§ **Task description**: Return the listing below in full, with every line exactly as it is.

§ **Information shown**:

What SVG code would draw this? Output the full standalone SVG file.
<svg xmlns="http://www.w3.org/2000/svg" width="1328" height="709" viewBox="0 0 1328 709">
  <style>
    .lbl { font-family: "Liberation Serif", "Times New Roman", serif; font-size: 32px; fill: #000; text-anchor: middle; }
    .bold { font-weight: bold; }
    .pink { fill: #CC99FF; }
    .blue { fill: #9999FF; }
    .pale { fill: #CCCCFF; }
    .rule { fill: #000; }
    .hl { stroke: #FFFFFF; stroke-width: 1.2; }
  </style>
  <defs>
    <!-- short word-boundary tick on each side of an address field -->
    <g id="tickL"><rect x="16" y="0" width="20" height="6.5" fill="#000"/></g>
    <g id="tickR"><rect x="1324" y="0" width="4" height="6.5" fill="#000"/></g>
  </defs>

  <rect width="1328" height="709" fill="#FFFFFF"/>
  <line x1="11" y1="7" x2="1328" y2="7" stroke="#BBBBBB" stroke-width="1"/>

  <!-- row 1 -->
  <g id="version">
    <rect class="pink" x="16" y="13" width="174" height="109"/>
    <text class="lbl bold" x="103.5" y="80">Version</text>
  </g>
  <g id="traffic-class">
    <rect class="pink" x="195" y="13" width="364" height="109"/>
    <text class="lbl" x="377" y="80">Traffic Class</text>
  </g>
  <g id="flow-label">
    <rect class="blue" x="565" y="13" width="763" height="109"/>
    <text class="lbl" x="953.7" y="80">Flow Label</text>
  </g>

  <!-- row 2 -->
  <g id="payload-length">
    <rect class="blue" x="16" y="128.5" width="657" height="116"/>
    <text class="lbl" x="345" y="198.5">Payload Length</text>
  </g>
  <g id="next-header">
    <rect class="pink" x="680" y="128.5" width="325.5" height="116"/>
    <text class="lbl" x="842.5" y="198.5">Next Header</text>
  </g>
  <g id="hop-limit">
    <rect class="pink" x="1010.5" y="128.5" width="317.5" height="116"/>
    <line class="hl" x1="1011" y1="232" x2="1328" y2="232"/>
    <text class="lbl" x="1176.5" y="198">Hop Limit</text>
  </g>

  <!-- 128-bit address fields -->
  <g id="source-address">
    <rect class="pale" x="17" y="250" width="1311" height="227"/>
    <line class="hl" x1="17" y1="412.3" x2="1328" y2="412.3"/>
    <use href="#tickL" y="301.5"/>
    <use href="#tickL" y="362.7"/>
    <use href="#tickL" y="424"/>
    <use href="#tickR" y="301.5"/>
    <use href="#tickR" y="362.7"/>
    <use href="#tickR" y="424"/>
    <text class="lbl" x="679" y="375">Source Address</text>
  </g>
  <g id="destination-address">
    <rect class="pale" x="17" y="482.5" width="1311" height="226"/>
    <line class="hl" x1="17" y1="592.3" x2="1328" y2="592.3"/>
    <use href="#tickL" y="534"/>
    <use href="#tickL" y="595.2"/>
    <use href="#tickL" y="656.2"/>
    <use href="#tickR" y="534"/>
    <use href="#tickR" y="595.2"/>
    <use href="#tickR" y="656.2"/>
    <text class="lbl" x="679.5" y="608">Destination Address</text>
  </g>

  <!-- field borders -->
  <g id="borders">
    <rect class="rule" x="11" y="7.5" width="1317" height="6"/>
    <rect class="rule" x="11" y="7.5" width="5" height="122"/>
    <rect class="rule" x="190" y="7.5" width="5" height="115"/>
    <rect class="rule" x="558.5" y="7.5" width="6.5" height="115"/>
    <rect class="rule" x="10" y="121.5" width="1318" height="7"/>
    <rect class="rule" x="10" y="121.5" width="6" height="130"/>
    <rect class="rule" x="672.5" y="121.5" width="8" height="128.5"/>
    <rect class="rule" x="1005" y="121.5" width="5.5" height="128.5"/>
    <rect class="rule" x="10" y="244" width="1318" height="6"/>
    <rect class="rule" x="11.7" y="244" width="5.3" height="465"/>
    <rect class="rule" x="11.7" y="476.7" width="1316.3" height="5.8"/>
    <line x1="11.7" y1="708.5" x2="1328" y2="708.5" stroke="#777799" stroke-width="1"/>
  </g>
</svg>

§ **Task answer**:
What SVG code would draw this? Output the full standalone SVG file.
<svg xmlns="http://www.w3.org/2000/svg" width="1328" height="709" viewBox="0 0 1328 709">
  <style>
    .lbl { font-family: "Liberation Serif", "Times New Roman", serif; font-size: 32px; fill: #000; text-anchor: middle; }
    .bold { font-weight: bold; }
    .pink { fill: #CC99FF; }
    .blue { fill: #9999FF; }
    .pale { fill: #CCCCFF; }
    .rule { fill: #000; }
    .hl { stroke: #FFFFFF; stroke-width: 1.2; }
  </style>
  <defs>
    <!-- short word-boundary tick on each side of an address field -->
    <g id="tickL"><rect x="16" y="0" width="20" height="6.5" fill="#000"/></g>
    <g id="tickR"><rect x="1324" y="0" width="4" height="6.5" fill="#000"/></g>
  </defs>

  <rect width="1328" height="709" fill="#FFFFFF"/>
  <line x1="11" y1="7" x2="1328" y2="7" stroke="#BBBBBB" stroke-width="1"/>

  <!-- row 1 -->
  <g id="version">
    <rect class="pink" x="16" y="13" width="174" height="109"/>
    <text class="lbl bold" x="103.5" y="80">Version</text>
  </g>
  <g id="traffic-class">
    <rect class="pink" x="195" y="13" width="364" height="109"/>
    <text class="lbl" x="377" y="80">Traffic Class</text>
  </g>
  <g id="flow-label">
    <rect class="blue" x="565" y="13" width="763" height="109"/>
    <text class="lbl" x="953.7" y="80">Flow Label</text>
  </g>

  <!-- row 2 -->
  <g id="payload-length">
    <rect class="blue" x="16" y="128.5" width="657" height="116"/>
    <text class="lbl" x="345" y="198.5">Payload Length</text>
  </g>
  <g id="next-header">
    <rect class="pink" x="680" y="128.5" width="325.5" height="116"/>
    <text class="lbl" x="842.5" y="198.5">Next Header</text>
  </g>
  <g id="hop-limit">
    <rect class="pink" x="1010.5" y="128.5" width="317.5" height="116"/>
    <line class="hl" x1="1011" y1="232" x2="1328" y2="232"/>
    <text class="lbl" x="1176.5" y="198">Hop Limit</text>
  </g>

  <!-- 128-bit address fields -->
  <g id="source-address">
    <rect class="pale" x="17" y="250" width="1311" height="227"/>
    <line class="hl" x1="17" y1="412.3" x2="1328" y2="412.3"/>
    <use href="#tickL" y="301.5"/>
    <use href="#tickL" y="362.7"/>
    <use href="#tickL" y="424"/>
    <use href="#tickR" y="301.5"/>
    <use href="#tickR" y="362.7"/>
    <use href="#tickR" y="424"/>
    <text class="lbl" x="679" y="375">Source Address</text>
  </g>
  <g id="destination-address">
    <rect class="pale" x="17" y="482.5" width="1311" height="226"/>
    <line class="hl" x1="17" y1="592.3" x2="1328" y2="592.3"/>
    <use href="#tickL" y="534"/>
    <use href="#tickL" y="595.2"/>
    <use href="#tickL" y="656.2"/>
    <use href="#tickR" y="534"/>
    <use href="#tickR" y="595.2"/>
    <use href="#tickR" y="656.2"/>
    <text class="lbl" x="679.5" y="608">Destination Address</text>
  </g>

  <!-- field borders -->
  <g id="borders">
    <rect class="rule" x="11" y="7.5" width="1317" height="6"/>
    <rect class="rule" x="11" y="7.5" width="5" height="122"/>
    <rect class="rule" x="190" y="7.5" width="5" height="115"/>
    <rect class="rule" x="558.5" y="7.5" width="6.5" height="115"/>
    <rect class="rule" x="10" y="121.5" width="1318" height="7"/>
    <rect class="rule" x="10" y="121.5" width="6" height="130"/>
    <rect class="rule" x="672.5" y="121.5" width="8" height="128.5"/>
    <rect class="rule" x="1005" y="121.5" width="5.5" height="128.5"/>
    <rect class="rule" x="10" y="244" width="1318" height="6"/>
    <rect class="rule" x="11.7" y="244" width="5.3" height="465"/>
    <rect class="rule" x="11.7" y="476.7" width="1316.3" height="5.8"/>
    <line x1="11.7" y1="708.5" x2="1328" y2="708.5" stroke="#777799" stroke-width="1"/>
  </g>
</svg>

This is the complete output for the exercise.